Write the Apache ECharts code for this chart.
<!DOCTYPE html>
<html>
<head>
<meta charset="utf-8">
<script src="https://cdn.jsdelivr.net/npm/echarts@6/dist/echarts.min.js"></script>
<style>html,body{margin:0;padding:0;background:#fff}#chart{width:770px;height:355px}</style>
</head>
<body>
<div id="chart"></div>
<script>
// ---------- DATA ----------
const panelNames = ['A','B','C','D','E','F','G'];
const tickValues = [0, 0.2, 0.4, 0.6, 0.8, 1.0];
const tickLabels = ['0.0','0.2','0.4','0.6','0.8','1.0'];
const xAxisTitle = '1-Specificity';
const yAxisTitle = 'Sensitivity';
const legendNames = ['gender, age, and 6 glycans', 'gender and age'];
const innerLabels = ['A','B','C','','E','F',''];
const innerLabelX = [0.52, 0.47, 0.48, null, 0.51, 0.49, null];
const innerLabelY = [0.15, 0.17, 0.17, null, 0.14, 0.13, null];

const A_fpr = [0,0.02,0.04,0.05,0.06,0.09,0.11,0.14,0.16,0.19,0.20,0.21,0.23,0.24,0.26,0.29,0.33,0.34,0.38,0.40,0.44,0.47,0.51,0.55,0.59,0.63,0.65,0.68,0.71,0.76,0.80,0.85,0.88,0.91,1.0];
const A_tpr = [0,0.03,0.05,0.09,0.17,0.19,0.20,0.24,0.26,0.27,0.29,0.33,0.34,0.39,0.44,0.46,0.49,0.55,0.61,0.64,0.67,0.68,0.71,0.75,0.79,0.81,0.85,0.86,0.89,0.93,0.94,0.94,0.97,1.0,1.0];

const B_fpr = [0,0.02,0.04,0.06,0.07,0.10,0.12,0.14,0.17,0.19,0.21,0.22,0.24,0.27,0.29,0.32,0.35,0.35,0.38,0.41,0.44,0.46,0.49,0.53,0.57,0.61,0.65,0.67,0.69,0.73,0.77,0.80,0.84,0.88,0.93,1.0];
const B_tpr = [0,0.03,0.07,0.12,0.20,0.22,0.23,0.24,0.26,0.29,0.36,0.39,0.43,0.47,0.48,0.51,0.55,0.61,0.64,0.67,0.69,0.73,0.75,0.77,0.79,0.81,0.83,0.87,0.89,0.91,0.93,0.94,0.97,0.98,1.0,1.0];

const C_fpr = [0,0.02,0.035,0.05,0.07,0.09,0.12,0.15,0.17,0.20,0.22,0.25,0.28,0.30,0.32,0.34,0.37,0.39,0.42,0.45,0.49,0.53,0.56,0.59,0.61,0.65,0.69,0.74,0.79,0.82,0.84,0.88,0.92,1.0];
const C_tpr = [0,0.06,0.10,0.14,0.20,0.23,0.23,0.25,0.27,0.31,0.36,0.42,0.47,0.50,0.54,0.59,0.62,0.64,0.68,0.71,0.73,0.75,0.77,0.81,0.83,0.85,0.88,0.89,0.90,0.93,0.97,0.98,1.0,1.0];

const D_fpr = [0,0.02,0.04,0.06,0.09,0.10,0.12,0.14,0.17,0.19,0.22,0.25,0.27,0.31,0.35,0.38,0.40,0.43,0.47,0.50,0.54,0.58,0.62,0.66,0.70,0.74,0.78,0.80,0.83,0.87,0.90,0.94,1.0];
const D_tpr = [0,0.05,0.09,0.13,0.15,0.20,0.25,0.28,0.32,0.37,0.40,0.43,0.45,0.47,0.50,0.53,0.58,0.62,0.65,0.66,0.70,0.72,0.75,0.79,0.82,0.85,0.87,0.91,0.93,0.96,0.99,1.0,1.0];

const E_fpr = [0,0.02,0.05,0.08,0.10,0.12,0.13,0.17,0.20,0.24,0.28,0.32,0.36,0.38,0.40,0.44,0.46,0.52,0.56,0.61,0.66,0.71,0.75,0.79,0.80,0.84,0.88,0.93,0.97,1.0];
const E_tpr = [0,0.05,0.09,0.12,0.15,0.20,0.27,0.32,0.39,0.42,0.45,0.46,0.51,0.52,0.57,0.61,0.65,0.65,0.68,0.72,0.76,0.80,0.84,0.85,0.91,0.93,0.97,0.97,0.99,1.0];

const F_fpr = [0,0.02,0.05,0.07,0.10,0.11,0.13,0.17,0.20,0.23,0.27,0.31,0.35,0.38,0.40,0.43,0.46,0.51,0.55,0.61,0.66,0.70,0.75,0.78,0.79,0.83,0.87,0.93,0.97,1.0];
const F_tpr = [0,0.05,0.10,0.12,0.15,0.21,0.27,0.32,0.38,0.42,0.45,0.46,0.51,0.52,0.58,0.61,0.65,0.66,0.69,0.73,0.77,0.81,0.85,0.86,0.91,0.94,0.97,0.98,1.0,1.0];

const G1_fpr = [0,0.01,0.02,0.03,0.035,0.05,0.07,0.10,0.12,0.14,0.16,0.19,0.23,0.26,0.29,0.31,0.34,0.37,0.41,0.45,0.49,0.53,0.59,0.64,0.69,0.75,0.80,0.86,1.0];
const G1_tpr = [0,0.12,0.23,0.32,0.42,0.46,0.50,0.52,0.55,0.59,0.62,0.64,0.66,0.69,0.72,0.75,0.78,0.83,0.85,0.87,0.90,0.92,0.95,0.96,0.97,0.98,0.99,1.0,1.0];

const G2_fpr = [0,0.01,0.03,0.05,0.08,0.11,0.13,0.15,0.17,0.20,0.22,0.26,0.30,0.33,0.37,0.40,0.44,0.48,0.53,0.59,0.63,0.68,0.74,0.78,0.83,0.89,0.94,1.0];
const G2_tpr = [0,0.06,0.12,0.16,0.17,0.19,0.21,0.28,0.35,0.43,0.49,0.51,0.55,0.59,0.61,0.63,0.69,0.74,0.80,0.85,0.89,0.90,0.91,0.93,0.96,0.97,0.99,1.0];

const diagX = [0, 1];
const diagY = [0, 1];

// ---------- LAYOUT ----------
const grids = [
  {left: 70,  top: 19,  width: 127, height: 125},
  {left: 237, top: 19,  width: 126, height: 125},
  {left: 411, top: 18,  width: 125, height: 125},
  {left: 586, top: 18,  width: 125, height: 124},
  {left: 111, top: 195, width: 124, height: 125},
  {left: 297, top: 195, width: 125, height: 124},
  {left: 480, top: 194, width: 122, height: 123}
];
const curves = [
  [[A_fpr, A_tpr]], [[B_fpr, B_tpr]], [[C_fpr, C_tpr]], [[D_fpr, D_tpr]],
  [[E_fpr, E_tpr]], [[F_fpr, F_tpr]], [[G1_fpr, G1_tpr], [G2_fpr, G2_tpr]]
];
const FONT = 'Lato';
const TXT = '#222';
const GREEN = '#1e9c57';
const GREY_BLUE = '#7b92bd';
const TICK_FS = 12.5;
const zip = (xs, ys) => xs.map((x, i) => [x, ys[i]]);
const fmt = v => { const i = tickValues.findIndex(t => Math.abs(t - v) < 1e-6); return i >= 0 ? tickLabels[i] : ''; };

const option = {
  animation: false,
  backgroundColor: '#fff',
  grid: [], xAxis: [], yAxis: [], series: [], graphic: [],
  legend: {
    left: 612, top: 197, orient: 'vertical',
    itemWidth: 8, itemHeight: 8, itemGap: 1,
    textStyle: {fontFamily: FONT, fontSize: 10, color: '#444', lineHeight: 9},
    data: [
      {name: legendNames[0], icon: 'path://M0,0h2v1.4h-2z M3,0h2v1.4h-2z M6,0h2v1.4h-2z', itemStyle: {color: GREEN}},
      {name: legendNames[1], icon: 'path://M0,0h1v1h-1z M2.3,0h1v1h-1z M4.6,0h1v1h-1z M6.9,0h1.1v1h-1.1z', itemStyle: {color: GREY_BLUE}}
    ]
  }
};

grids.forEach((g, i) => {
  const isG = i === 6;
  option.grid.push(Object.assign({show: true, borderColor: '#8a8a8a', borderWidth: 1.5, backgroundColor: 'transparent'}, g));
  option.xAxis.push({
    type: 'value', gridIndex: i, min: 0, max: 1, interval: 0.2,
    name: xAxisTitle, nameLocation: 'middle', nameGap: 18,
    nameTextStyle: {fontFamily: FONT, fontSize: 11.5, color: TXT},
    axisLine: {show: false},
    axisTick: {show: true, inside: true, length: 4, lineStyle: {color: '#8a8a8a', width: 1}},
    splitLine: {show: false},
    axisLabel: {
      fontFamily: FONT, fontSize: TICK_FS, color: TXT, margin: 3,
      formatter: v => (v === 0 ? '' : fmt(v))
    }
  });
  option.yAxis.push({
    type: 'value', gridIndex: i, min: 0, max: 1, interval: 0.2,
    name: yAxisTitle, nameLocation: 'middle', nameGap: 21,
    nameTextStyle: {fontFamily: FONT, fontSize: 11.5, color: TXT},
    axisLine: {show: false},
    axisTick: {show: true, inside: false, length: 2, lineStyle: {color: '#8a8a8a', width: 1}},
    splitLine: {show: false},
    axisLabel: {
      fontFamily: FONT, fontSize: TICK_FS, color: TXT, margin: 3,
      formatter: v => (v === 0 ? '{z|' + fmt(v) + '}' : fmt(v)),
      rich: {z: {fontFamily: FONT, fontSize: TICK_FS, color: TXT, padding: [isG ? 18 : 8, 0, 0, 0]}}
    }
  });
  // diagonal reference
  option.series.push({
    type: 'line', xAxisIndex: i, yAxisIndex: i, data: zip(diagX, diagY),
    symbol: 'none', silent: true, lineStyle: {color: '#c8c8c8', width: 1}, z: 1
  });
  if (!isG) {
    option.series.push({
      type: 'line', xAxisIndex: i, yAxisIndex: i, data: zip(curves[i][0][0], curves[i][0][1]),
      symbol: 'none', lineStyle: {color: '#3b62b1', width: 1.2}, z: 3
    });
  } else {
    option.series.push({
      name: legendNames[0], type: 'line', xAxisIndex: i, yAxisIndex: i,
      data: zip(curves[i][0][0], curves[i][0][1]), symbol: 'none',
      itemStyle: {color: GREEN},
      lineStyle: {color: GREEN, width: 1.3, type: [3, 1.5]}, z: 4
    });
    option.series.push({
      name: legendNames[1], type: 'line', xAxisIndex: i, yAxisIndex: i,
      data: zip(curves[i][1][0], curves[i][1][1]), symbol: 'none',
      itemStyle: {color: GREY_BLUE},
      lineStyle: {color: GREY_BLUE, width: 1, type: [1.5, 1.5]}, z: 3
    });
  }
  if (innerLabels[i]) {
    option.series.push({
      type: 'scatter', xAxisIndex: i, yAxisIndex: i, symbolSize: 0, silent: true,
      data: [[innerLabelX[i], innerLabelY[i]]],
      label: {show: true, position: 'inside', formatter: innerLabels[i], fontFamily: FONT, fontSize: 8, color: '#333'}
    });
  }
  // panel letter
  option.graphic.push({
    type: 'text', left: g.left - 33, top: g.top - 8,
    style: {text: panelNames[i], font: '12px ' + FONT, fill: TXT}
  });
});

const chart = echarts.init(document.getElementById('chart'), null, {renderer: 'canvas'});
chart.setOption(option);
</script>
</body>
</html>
- - -
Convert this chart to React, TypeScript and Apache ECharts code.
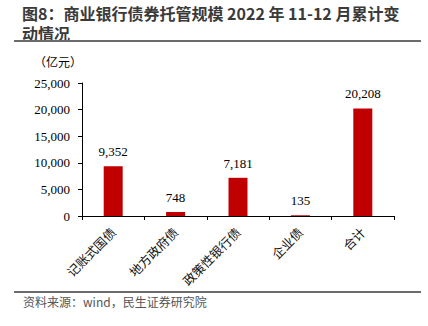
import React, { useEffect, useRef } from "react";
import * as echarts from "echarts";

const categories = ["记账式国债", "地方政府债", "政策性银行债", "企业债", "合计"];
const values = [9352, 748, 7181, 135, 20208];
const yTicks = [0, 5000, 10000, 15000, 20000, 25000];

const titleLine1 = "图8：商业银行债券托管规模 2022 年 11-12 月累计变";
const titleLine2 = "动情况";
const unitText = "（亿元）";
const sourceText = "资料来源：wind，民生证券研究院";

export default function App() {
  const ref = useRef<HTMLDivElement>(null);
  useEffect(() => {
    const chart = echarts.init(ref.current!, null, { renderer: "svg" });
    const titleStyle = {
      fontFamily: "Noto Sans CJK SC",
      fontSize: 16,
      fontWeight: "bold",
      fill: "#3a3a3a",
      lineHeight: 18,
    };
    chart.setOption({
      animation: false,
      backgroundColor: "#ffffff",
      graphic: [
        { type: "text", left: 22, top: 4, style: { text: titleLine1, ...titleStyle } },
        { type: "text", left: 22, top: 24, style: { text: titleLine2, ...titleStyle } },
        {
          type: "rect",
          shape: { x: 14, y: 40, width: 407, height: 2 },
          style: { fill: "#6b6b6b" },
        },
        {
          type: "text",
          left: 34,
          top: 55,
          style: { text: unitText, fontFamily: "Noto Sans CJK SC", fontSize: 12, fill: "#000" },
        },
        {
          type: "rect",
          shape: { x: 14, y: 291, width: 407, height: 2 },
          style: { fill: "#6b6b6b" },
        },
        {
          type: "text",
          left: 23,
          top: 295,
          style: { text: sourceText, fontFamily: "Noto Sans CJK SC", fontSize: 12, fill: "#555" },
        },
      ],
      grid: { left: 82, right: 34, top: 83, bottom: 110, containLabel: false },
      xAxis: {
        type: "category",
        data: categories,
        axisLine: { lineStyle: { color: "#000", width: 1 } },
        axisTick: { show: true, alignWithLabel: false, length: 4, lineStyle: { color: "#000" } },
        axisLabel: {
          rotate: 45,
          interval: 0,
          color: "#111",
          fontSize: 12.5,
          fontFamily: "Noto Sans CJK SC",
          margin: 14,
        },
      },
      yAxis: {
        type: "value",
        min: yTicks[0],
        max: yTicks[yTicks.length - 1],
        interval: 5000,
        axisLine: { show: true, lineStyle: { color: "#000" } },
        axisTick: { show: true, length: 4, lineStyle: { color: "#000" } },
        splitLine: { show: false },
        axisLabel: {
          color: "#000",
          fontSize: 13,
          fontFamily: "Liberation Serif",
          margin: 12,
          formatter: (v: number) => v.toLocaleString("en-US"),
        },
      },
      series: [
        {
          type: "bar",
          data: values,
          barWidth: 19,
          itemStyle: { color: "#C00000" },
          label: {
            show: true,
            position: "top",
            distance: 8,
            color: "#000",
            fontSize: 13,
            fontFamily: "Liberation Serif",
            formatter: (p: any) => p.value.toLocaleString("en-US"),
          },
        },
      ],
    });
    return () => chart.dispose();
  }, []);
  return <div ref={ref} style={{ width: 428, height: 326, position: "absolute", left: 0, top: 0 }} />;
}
- - -
In the entries above, count each line that holds "code". Give the total and nothing else.

# Response:
2